Group 5: Mathematics
There are two types of mathematics that the students can pick from. It can be taken at either standard or higher level. The Analysis and Approaches course is for students interested in exploring maths at a deeper level, enabling them to solve complex problems in relevant and real-world contexts.
The Applications and Interpretation course is for those who are interested in exploring the real-life applications of maths. Students learn how to use real-world data to create mathematical models to uncover insights and aid decision-making. This course delves deeper into the practical applications of mathematics.
Group 6: The Arts
This groups includes subject such as Dance, Music, Film, Theatre, and Visual Art. Once you’ve figured out your interests and have an idea of what subjects you will be taking, try to delve deeper into them.
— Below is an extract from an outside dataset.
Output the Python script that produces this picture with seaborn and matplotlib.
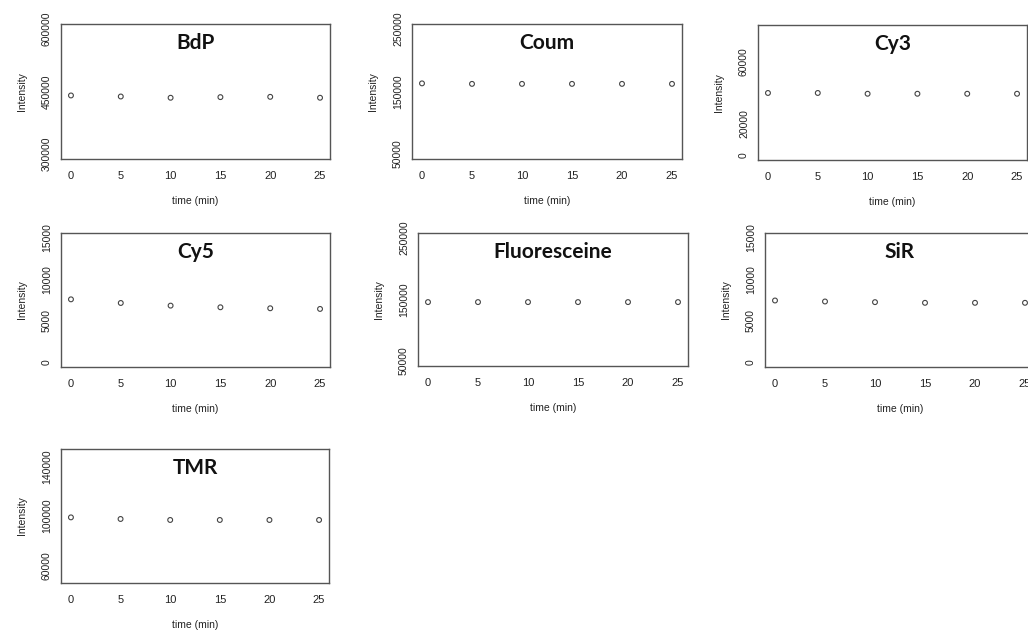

Pick up some IB prescribed textbooks, articles, library books and do some background reading on each subject. This will help you gain a lot of insight and be way ahead of your class.
Frequently Asked Questions (FAQs)
Q1: Can students choose their own courses in an IB school?
A: Yes, students in an IB school typically have the ability to choose their own courses. However, there may be certain requirements or guidelines set by the school or the IB program that must be followed.
Q2: Are students required to take all IB courses offered by their school?
A: No, students are not required to take all IB courses offered by their school. They can choose to take only certain courses that interest them or are required for their future academic or career goals. In the International Baccalaureate Diploma Programme, students typically take six subjects, choosing one subject from each of the six groups.
Q3: How do students decide which IB courses to take?
A: Students typically work with their school guidance counselors or IB coordinators to determine which courses are best suited for their interests and goals. They may also consider their future college or career plans when making these decisions.
Q4: Can students switch courses once they have started the IB program?
A: It may be possible for students to switch courses once they have started the IB program, but this would depend on the specific policies and procedures of the school and the IB program. Switching courses could potentially impact a student’s ability to complete the program within the allotted time frame.
Q5: Are there any prerequisite courses required for IB courses?
A: Some IB courses may have prerequisite courses or recommended background knowledge that students should have before enrolling. It’s important for students to research these requirements and make sure they meet them before signing up for a course.